As we have pointed out before, access to fast, reliable internet is just as much a part of our infrastructure as roads and water lines. Yet, the FCC reports as many as 30 million Americans have little or no access to high-speed internet.

The reason so many companies are not providing service in rural areas is because it is not profitable to do so. Capito’s measure would allow tax breaks and cut red tape for companies that choose to extend their service outside the more heavily populated areas. The introduction of the GO Act follows the passage of a bill by the West Virginia Legislature this session that would allow communities and small businesses to create broadband co-ops, making them eligible for federal grants. Gov. Justice signed the bill into law a few weeks ago.

The new law puts the state Broadband Council in charge of collecting data on internet service in the state and pinpointing where improved service is needed the most. We have to think that, with passage of the state broadband law and the introduction of Sen. Capito’s bill, we may be on the right path toward getting strong, reliable internet service to West Virginians, no matter what part of the state they may be.
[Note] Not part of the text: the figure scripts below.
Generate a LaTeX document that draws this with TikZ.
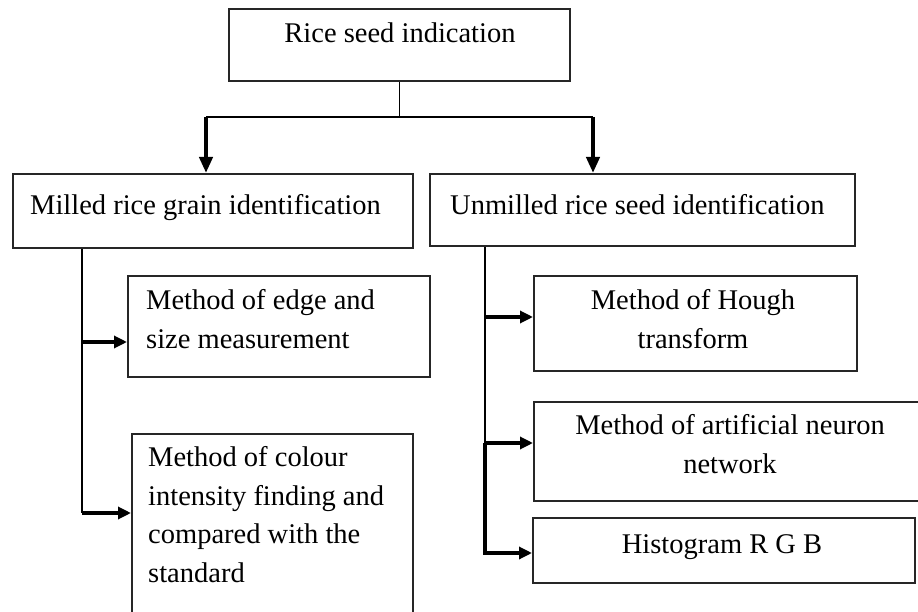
\documentclass[tikz,border=0pt]{standalone}
\usepackage{fontspec}
\setmainfont{Liberation Serif}
\usetikzlibrary{arrows.meta}
\begin{document}
\begin{tikzpicture}[x=1pt,y=-1pt,
  box/.style={draw=black!85, line width=2.2pt, inner sep=0pt, anchor=north west},
  lbl/.style={font=\fontsize{28.5}{38.5}\selectfont, inner sep=0pt},
  thinline/.style={line width=1.5pt},
  midline/.style={line width=2.4pt},
  arr/.style={line width=3.2pt, -{Triangle[length=13pt,width=12pt]}},
  bigarr/.style={line width=4pt, -{Triangle[length=16pt,width=13pt]}},
]
\useasboundingbox (0,0) rectangle (918,612);
% boxes
\node[box, minimum width=341pt, minimum height=72pt] (root) at (228,8) {};
\node[box, minimum width=400pt, minimum height=74pt] (milled) at (12,173) {};
\node[box, minimum width=425pt, minimum height=72pt] (unmilled) at (429,173) {};
\node[box, minimum width=302pt, minimum height=101pt] (edge) at (127,275) {};
\node[box, minimum width=281pt, minimum height=220pt] (colour) at (131,433) {};
\node[box, minimum width=323pt, minimum height=95pt] (hough) at (533,275) {};
\node[box, minimum width=400pt, minimum height=99pt] (ann) at (533,401) {};
\node[box, minimum width=382pt, minimum height=65pt] (hist) at (532,517) {};
% texts (base anchor = baseline of the last line)
\node[lbl, anchor=base] (root-t) at (400,43) {Rice seed indication};
\node[lbl, anchor=base west] (milled-t) at (30,215) {Milled rice grain identification};
\node[lbl, anchor=base west] (unmilled-t) at (450,215) {Unmilled rice seed identification};
\node[lbl, anchor=base west, align=left] (edge-t) at (146,348) {Method of edge and\\size measurement};
\node[lbl, anchor=base west, align=left] (colour-t) at (148,582) {Method of colour\\intensity finding and\\compared with the\\standard};
\node[lbl, anchor=base, align=center] (hough-t) at (693,348) {Method of Hough\\transform};
\node[lbl, anchor=base, align=center] (ann-t) at (730,473) {Method of artificial neuron\\network};
\node[lbl, anchor=base] (hist-t) at (722,553) {Histogram R G B};
% connectors
\coordinate (hl) at (206,117);
\coordinate (hr) at (593,117);
\draw[thinline] (root.south) -- (root.south |- hl);
\draw[midline] (hl) -- (hr);
\draw[bigarr] (hl) -- (hl |- milled.north);
\draw[bigarr] (hr) -- (hr |- unmilled.north);
\coordinate (la) at (82,342);
\coordinate (lb) at (82,513);
\draw[midline] (la |- milled.south) -- (lb);
\draw[arr] (la) -- (la -| edge.west);
\draw[arr] (lb) -- (lb -| colour.west);
\coordinate (ra) at (485,317);
\coordinate (rb) at (485,443);
\coordinate (rc) at (485,553);
\draw[midline] (ra |- unmilled.south) -- (rb);
\draw[arr] (rb) -- (rc) -- (rc -| hist.west);
\draw[arr] (ra) -- (ra -| hough.west);
\draw[arr] (rb) -- (rb -| ann.west);
\end{tikzpicture}
\end{document}
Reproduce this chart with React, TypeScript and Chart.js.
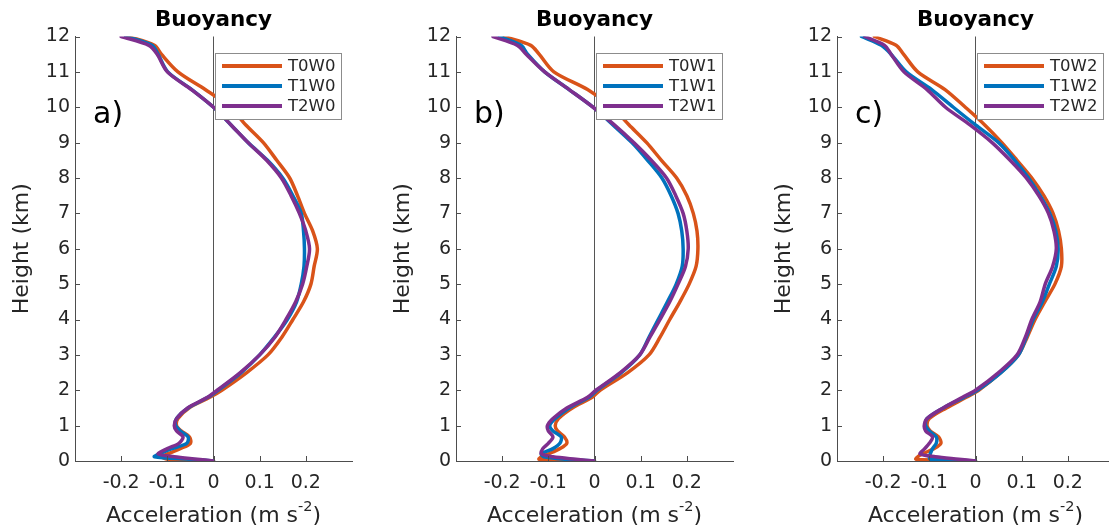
import React, { useEffect, useRef } from 'react';
import { Chart, registerables } from 'chart.js';

Chart.register(...registerables);

// Heights (km) shared by every profile
const heights = [0, 0.05, 0.12, 0.2, 0.35, 0.5, 0.68, 0.85, 1.0, 1.2, 1.5, 1.8, 2.0, 2.5, 3, 3.5, 4, 4.5, 5, 5.5, 6, 6.5, 7, 7.5, 8, 8.5, 9, 9.5, 10, 10.5, 11, 11.5, 11.75, 12];

// Panel a)
const aNames = ['T0W0', 'T1W0', 'T2W0'];
const a_T0W0 = [0, -0.1, -0.112, -0.1, -0.072, -0.05, -0.052, -0.07, -0.08, -0.077, -0.053, -0.008, 0.018, 0.072, 0.118, 0.148, 0.172, 0.195, 0.211, 0.218, 0.225, 0.215, 0.197, 0.182, 0.165, 0.137, 0.108, 0.07, 0.036, -0.018, -0.077, -0.113, -0.128, -0.185];
const a_T1W0 = [0, -0.053, -0.128, -0.118, -0.09, -0.058, -0.055, -0.072, -0.082, -0.08, -0.055, -0.012, 0.01, 0.06, 0.1, 0.132, 0.16, 0.18, 0.19, 0.196, 0.197, 0.195, 0.19, 0.172, 0.15, 0.117, 0.075, 0.038, 0.0, -0.047, -0.099, -0.12, -0.133, -0.19];
const a_T2W0 = [0, -0.035, -0.085, -0.12, -0.1, -0.075, -0.066, -0.08, -0.085, -0.08, -0.056, -0.013, 0.008, 0.058, 0.1, 0.133, 0.157, 0.178, 0.193, 0.202, 0.208, 0.2, 0.186, 0.168, 0.147, 0.115, 0.075, 0.038, 0.0, -0.048, -0.1, -0.122, -0.14, -0.2];

// Panel b)
const bNames = ['T0W1', 'T1W1', 'T2W1'];
const b_T0W1 = [0, -0.12, -0.115, -0.1, -0.075, -0.06, -0.065, -0.08, -0.085, -0.078, -0.048, -0.005, 0.012, 0.072, 0.118, 0.142, 0.163, 0.185, 0.205, 0.22, 0.224, 0.222, 0.214, 0.2, 0.178, 0.145, 0.113, 0.075, 0.038, -0.015, -0.088, -0.12, -0.138, -0.195];
const b_T1W1 = [0, -0.06, -0.11, -0.115, -0.09, -0.075, -0.072, -0.09, -0.097, -0.085, -0.055, -0.012, 0.005, 0.058, 0.098, 0.118, 0.138, 0.158, 0.177, 0.19, 0.192, 0.189, 0.181, 0.166, 0.146, 0.115, 0.081, 0.04, -0.003, -0.055, -0.108, -0.145, -0.159, -0.206];
const b_T2W1 = [0, -0.04, -0.09, -0.115, -0.112, -0.1, -0.09, -0.1, -0.102, -0.09, -0.06, -0.015, 0.003, 0.056, 0.098, 0.12, 0.142, 0.163, 0.181, 0.197, 0.203, 0.2, 0.192, 0.176, 0.156, 0.123, 0.085, 0.043, -0.003, -0.055, -0.108, -0.148, -0.167, -0.22];

// Panel c)
const cNames = ['T0W2', 'T1W2', 'T2W2'];
const c_T0W2 = [0, -0.129, -0.125, -0.115, -0.09, -0.075, -0.08, -0.098, -0.105, -0.1, -0.063, -0.02, 0.007, 0.055, 0.093, 0.112, 0.129, 0.15, 0.172, 0.186, 0.186, 0.18, 0.168, 0.148, 0.122, 0.09, 0.057, 0.02, -0.022, -0.066, -0.125, -0.156, -0.172, -0.219];
const c_T1W2 = [0, -0.098, -0.1, -0.098, -0.093, -0.085, -0.085, -0.1, -0.108, -0.105, -0.07, -0.025, 0.004, 0.055, 0.093, 0.11, 0.125, 0.145, 0.16, 0.175, 0.179, 0.174, 0.161, 0.14, 0.115, 0.085, 0.05, 0.0, -0.048, -0.095, -0.15, -0.183, -0.204, -0.247];
const c_T2W2 = [0, -0.036, -0.087, -0.12, -0.11, -0.1, -0.093, -0.108, -0.111, -0.105, -0.07, -0.028, 0.0, 0.05, 0.09, 0.108, 0.122, 0.14, 0.151, 0.167, 0.175, 0.17, 0.158, 0.137, 0.11, 0.075, 0.036, -0.012, -0.065, -0.105, -0.155, -0.183, -0.197, -0.24];

const xTickValues = [-0.2, -0.1, 0, 0.1, 0.2];
const yTickValues = [0, 1, 2, 3, 4, 5, 6, 7, 8, 9, 10, 11, 12];

const COLORS = ['#D95319', '#0072BD', '#7E2F8E'];
const FONT = '"DejaVu Sans", "Liberation Sans", sans-serif';
const AXIS_COLOR = '#4d4d4d';
const TEXT_COLOR = '#262626';

const PANEL_W = 381;
const PANEL_H = 529;

const panels = [
  { label: 'a)', names: aNames, series: [a_T0W0, a_T1W0, a_T2W0] },
  { label: 'b)', names: bNames, series: [b_T0W1, b_T1W1, b_T2W1] },
  { label: 'c)', names: cNames, series: [c_T0W2, c_T1W2, c_T2W2] },
];

const decorPlugin = {
  id: 'decor',
  afterDraw(chart: any, _args: any, opts: any) {
    const { ctx, chartArea: ca } = chart;
    const xs = chart.scales.x;
    const ys = chart.scales.y;
    ctx.save();

    // inward tick marks
    ctx.strokeStyle = AXIS_COLOR;
    ctx.lineWidth = 1;
    ctx.beginPath();
    xTickValues.forEach((v) => {
      const px = Math.round(xs.getPixelForValue(v)) + 0.5;
      ctx.moveTo(px, ca.bottom);
      ctx.lineTo(px, ca.bottom - 5);
    });
    yTickValues.forEach((v) => {
      const py = Math.round(ys.getPixelForValue(v)) + 0.5;
      ctx.moveTo(ca.left, py);
      ctx.lineTo(ca.left + 5, py);
    });
    ctx.stroke();

    // panel label
    ctx.fillStyle = '#000';
    ctx.font = `30px ${FONT}`;
    ctx.textAlign = 'left';
    ctx.textBaseline = 'middle';
    ctx.fillText(opts.label, ca.left + 18, 115);

    // legend
    const bw = 126;
    const bh = 66;
    const bx = Math.round(ca.right - 11 - bw);
    const by = Math.round(ca.top + 16);
    ctx.fillStyle = '#fff';
    ctx.fillRect(bx, by, bw, bh);
    ctx.strokeStyle = '#8c8c8c';
    ctx.lineWidth = 1;
    ctx.strokeRect(bx + 0.5, by + 0.5, bw, bh);
    ctx.font = `16.5px ${FONT}`;
    ctx.textBaseline = 'middle';
    chart.data.datasets.forEach((ds: any, i: number) => {
      const y = by + 13 + i * 20;
      ctx.strokeStyle = ds.borderColor;
      ctx.lineWidth = 4;
      ctx.beginPath();
      ctx.moveTo(bx + 7, y);
      ctx.lineTo(bx + 67, y);
      ctx.stroke();
      ctx.fillStyle = TEXT_COLOR;
      ctx.fillText(ds.label, bx + 73, y + 1);
    });

    // x-axis title with superscript
    const main = 'Acceleration (m s';
    const sup = '-2';
    const close = ')';
    ctx.textBaseline = 'alphabetic';
    ctx.font = `22px ${FONT}`;
    const w1 = ctx.measureText(main).width;
    const w3 = ctx.measureText(close).width;
    ctx.font = `14.5px ${FONT}`;
    const w2 = ctx.measureText(sup).width;
    const total = w1 + w2 + w3;
    const x0 = (ca.left + ca.right) / 2 - total / 2;
    const base = 521.5;
    ctx.fillStyle = TEXT_COLOR;
    ctx.font = `22px ${FONT}`;
    ctx.fillText(main, x0, base);
    ctx.font = `14.5px ${FONT}`;
    ctx.fillText(sup, x0 + w1, base - 11);
    ctx.font = `22px ${FONT}`;
    ctx.fillText(close, x0 + w1 + w2, base);

    ctx.restore();
  },
};

function Panel({ label, names, series, left }: { label: string; names: string[]; series: number[][]; left: number }) {
  const ref = useRef<HTMLCanvasElement>(null);
  useEffect(() => {
    const canvas = ref.current;
    if (!canvas) return;
    const chart = new Chart(canvas, {
      type: 'scatter',
      data: {
        datasets: series.map((vals, i) => ({
          label: names[i],
          data: heights.map((h, j) => ({ x: vals[j], y: h })),
          showLine: true,
          borderColor: COLORS[i],
          backgroundColor: COLORS[i],
          borderWidth: 3.5,
          borderJoinStyle: 'round',
          borderCapStyle: 'round',
          pointRadius: 0,
          pointHoverRadius: 0,
          tension: 0.3,
          order: 2 - i,
        })),
      },
      options: {
        responsive: false,
        animation: false,
        events: [],
        layout: { padding: { left: 0, right: 29, top: 0, bottom: 0 } },
        plugins: {
          legend: { display: false },
          tooltip: { enabled: false },
          title: {
            display: true,
            text: 'Buoyancy',
            fullSize: false,
            color: '#000',
            font: { family: FONT, size: 21.5, weight: 'bold' },
            padding: { top: 8, bottom: 2.7 },
          },
          decor: { label },
        } as any,
        scales: {
          x: {
            type: 'linear',
            min: -0.3,
            max: 0.3,
            afterBuildTicks: (s: any) => {
              s.ticks = xTickValues.map((v) => ({ value: v }));
            },
            afterFit: (s: any) => {
              s.height = PANEL_H - 461;
            },
            ticks: {
              color: TEXT_COLOR,
              font: { family: FONT, size: 19 },
              padding: 11,
              maxRotation: 0,
              autoSkip: false,
              callback: (v: any) => (Number(v) === 0 ? '0' : Number(v).toFixed(1)),
            },
            grid: {
              drawTicks: false,
              lineWidth: 1,
              color: (c: any) => (c.tick && Math.abs(c.tick.value) < 1e-9 ? '#555555' : 'rgba(0,0,0,0)'),
            },
            border: { display: true, color: AXIS_COLOR, width: 1 },
          },
          y: {
            type: 'linear',
            min: 0,
            max: 12,
            afterBuildTicks: (s: any) => {
              s.ticks = yTickValues.map((v) => ({ value: v }));
            },
            afterFit: (s: any) => {
              s.width = 75;
            },
            ticks: {
              color: TEXT_COLOR,
              font: { family: FONT, size: 19 },
              padding: 5,
              autoSkip: false,
            },
            grid: { display: false, drawTicks: false },
            border: { display: true, color: AXIS_COLOR, width: 1 },
            title: {
              display: true,
              text: 'Height (km)',
              color: TEXT_COLOR,
              font: { family: FONT, size: 22 },
              padding: { top: 9, bottom: 0 },
            },
          },
        },
      } as any,
      plugins: [decorPlugin],
    });
    return () => chart.destroy();
  }, []);
  return (
    <canvas
      ref={ref}
      width={PANEL_W}
      height={PANEL_H}
      style={{ position: 'absolute', left, top: 0, width: PANEL_W, height: PANEL_H, display: 'block' }}
    />
  );
}

export default function App() {
  return (
    <div
      style={{
        position: 'absolute',
        left: 0,
        top: 0,
        width: 1109,
        height: 529,
        overflow: 'hidden',
        background: '#fff',
      }}
    >
      {panels.map((p, i) => (
        <Panel key={p.label} label={p.label} names={p.names} series={p.series} left={i * PANEL_W} />
      ))}
    </div>
  );
}
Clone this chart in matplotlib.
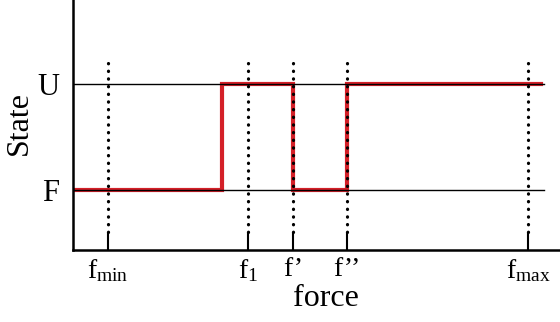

And, make no mistake about it, this could be a game-changer.

This could mean more jobs, not just for companies expanding their services, but for any firm looking to locate in West Virginia. In this day and age, business can’t function without good broadband service. The more communities we have that are connected, the better the chances are that new businesses will locate there.

Let’s hope efforts on both the state and federal level pay off and rural communities can catch up with other parts of West Virginia.